[Figure scripts]
◆ ◆ ◆ ◆ ◆ ◆ ◆

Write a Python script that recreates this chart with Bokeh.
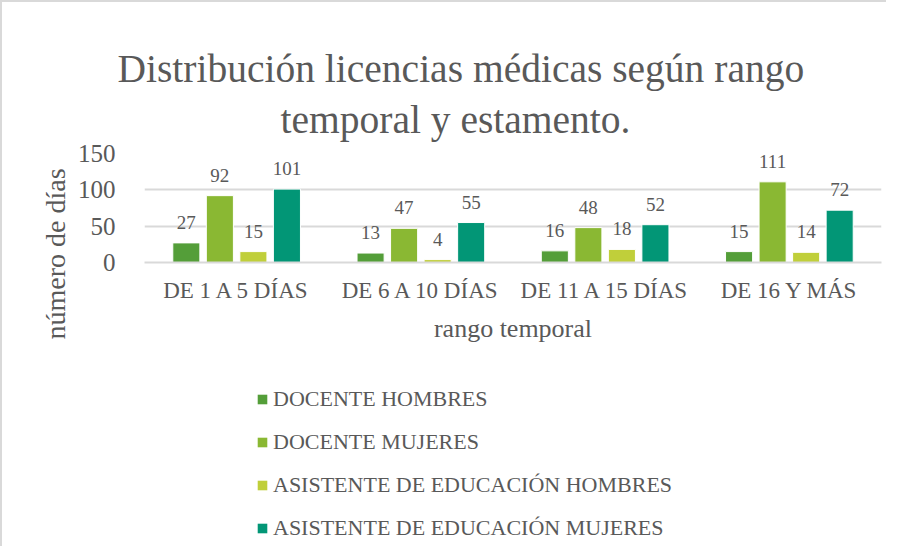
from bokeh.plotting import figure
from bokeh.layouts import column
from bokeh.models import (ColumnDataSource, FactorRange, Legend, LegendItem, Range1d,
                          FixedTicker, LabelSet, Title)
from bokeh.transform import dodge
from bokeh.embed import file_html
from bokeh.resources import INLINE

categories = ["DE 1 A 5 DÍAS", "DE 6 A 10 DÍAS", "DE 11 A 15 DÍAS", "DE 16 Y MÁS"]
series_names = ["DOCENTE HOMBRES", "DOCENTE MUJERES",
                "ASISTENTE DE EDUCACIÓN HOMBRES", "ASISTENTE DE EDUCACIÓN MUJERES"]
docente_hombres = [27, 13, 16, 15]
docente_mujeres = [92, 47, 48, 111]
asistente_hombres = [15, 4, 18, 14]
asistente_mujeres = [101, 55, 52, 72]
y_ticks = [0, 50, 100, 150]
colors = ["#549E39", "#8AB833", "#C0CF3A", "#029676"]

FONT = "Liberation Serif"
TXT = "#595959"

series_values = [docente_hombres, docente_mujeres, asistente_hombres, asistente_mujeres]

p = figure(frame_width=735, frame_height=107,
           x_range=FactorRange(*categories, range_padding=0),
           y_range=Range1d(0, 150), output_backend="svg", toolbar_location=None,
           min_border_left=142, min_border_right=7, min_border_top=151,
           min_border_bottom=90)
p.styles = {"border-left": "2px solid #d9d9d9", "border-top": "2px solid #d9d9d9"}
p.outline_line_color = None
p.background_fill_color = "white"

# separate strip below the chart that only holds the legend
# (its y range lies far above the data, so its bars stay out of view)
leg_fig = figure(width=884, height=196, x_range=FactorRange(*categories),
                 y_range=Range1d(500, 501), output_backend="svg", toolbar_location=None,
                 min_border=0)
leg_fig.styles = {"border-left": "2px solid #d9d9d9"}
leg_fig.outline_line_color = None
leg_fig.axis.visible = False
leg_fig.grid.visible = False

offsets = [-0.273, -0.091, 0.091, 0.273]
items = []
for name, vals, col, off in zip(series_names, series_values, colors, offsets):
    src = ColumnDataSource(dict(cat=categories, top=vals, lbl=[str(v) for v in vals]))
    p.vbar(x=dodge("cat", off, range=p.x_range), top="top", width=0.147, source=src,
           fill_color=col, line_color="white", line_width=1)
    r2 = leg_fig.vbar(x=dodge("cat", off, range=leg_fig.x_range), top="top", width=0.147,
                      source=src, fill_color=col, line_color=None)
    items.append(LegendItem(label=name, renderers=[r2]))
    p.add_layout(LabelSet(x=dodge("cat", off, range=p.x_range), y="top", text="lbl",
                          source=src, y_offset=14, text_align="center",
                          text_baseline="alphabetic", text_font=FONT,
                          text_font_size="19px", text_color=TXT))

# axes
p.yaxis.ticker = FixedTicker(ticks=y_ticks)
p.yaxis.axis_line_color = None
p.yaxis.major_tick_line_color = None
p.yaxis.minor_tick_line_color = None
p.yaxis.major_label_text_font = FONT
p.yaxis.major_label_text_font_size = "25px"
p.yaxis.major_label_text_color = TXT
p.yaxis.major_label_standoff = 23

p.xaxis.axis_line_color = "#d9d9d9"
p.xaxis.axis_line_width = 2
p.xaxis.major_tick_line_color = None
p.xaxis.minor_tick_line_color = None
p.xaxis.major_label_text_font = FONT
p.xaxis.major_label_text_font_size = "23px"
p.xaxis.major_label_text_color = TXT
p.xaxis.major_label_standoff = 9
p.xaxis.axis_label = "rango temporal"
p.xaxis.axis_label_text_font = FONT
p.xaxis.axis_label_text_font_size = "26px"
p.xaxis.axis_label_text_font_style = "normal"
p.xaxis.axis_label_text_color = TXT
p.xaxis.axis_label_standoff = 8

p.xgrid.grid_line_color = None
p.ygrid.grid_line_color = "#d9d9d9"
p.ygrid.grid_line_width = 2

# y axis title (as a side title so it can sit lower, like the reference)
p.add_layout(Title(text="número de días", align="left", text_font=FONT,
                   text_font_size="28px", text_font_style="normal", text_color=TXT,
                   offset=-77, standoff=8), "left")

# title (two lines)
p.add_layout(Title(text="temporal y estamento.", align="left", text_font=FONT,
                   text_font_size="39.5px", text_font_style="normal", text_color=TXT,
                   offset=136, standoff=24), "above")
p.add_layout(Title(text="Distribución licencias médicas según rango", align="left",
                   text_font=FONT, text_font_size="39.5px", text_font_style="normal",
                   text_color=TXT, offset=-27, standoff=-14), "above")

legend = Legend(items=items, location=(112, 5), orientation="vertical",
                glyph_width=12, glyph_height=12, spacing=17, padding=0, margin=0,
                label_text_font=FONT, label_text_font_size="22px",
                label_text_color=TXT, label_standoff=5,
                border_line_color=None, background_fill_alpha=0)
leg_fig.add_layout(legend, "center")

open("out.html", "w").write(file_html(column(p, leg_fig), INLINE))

◆ ◆ ◆ ◆ ◆ ◆ ◆

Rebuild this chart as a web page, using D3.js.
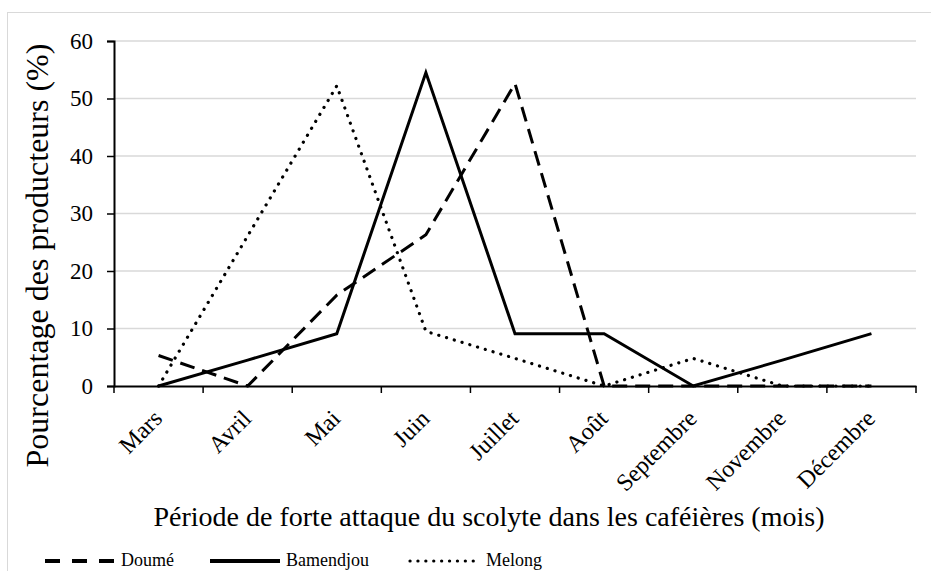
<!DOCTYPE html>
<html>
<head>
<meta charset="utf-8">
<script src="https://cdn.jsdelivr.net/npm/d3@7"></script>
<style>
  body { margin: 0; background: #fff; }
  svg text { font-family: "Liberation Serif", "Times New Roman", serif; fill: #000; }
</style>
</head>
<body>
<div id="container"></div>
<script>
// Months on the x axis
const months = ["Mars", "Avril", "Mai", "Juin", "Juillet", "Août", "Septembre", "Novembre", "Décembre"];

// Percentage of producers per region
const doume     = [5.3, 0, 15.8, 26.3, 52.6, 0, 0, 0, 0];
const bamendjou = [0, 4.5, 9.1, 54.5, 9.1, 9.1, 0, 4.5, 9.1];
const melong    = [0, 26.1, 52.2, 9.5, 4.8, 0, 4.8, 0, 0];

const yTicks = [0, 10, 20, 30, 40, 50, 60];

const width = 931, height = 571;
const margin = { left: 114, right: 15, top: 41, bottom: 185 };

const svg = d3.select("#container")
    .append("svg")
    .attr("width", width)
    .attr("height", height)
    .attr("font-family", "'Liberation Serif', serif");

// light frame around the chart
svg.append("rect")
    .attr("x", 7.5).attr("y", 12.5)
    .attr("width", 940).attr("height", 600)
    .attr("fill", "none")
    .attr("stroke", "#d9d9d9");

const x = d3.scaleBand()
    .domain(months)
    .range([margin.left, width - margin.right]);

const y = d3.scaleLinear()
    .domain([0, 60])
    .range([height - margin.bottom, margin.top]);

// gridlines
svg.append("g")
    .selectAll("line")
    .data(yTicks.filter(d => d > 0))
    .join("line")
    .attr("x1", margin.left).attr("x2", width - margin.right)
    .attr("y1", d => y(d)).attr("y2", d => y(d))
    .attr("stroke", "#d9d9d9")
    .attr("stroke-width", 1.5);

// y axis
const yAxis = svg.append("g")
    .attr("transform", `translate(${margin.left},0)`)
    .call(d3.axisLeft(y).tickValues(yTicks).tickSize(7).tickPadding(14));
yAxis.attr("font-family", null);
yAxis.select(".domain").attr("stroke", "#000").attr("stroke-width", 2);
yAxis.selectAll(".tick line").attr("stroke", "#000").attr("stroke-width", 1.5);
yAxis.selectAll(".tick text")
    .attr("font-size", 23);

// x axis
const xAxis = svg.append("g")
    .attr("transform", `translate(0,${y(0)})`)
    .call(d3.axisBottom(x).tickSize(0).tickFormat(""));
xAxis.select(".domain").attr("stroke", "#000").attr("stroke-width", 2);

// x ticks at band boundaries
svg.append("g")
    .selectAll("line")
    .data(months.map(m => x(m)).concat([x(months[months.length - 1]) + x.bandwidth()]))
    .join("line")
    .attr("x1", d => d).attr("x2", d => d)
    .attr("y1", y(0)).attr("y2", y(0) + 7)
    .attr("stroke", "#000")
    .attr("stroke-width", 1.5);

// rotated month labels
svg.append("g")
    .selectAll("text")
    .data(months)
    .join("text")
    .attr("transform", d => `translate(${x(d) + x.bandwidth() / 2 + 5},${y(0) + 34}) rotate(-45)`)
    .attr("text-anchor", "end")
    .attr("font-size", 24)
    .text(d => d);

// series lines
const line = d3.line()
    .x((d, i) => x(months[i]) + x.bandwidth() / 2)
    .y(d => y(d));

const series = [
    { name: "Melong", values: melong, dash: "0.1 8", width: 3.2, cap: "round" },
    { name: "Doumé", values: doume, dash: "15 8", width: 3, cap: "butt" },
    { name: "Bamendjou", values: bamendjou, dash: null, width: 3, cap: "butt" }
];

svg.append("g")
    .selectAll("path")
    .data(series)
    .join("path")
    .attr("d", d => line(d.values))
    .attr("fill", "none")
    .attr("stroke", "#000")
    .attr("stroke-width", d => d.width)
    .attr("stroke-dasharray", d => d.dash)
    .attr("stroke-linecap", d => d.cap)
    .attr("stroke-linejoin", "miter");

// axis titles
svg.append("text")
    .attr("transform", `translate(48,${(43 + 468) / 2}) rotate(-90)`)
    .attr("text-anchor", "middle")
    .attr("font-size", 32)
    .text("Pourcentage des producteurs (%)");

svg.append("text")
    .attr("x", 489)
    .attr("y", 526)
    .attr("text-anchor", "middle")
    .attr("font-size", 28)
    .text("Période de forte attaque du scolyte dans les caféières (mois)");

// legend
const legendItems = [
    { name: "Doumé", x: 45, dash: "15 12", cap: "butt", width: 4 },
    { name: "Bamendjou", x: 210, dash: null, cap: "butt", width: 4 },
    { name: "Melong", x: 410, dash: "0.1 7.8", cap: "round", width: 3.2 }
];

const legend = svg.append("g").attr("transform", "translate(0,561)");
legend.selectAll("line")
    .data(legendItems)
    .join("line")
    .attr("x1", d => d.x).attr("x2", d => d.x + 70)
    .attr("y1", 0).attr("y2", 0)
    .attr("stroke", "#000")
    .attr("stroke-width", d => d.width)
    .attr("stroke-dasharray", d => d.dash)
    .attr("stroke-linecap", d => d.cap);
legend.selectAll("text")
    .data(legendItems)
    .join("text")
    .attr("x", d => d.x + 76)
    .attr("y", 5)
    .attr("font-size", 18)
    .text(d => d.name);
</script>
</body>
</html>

◆ ◆ ◆ ◆ ◆ ◆ ◆

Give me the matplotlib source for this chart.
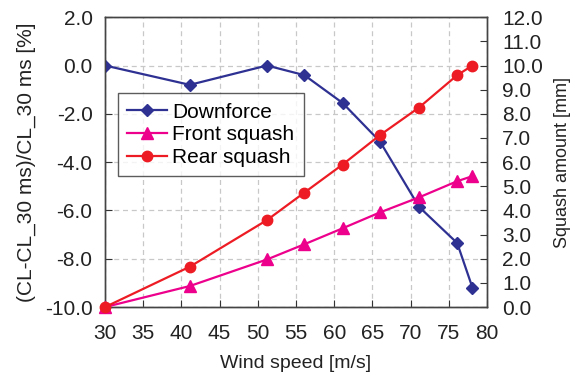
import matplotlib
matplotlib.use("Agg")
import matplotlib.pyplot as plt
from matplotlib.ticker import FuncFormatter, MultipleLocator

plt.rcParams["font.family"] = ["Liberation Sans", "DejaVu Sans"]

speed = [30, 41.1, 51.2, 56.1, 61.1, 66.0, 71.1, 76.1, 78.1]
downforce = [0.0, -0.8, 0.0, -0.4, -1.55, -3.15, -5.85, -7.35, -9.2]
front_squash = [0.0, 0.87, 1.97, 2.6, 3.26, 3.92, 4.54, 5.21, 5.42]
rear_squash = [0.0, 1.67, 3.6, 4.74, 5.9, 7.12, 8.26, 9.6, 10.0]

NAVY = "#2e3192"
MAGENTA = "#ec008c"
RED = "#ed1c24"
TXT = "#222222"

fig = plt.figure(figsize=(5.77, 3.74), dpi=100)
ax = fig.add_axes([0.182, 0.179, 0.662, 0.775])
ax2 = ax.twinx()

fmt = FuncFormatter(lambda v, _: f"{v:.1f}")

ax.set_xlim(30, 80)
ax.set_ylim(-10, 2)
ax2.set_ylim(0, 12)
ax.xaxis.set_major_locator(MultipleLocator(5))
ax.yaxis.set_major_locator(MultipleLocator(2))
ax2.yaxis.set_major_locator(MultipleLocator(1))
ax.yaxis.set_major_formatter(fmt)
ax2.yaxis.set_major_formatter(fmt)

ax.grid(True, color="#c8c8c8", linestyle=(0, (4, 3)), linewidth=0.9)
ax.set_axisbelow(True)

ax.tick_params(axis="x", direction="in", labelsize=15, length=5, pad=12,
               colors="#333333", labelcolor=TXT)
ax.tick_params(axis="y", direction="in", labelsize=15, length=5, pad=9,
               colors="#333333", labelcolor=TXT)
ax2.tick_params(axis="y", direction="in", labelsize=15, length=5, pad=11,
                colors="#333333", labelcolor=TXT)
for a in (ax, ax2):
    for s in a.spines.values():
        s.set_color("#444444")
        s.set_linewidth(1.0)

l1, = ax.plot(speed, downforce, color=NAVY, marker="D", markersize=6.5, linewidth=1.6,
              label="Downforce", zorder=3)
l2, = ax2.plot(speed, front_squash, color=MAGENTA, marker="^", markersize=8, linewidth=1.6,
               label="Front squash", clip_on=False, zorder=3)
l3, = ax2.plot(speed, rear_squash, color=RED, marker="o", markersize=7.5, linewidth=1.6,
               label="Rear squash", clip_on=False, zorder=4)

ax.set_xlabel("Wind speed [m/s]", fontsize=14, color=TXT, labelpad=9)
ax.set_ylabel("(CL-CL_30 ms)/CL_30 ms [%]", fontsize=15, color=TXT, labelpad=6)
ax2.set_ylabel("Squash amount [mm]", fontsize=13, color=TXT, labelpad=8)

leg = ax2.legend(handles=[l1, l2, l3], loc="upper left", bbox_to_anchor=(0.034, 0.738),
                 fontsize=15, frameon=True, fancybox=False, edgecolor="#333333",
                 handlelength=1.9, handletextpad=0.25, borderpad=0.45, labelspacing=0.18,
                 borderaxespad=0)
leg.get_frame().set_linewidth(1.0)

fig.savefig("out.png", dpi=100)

◆ ◆ ◆ ◆ ◆ ◆ ◆

## Stated exercise
Out of the records, collect only those lines that contain the string "chart".

## Task answer
Write a Python script that recreates this chart with Bokeh.
# separate strip below the chart that only holds the legend
Rebuild this chart as a web page, using D3.js.
// light frame around the chart
Give me the matplotlib source for this chart.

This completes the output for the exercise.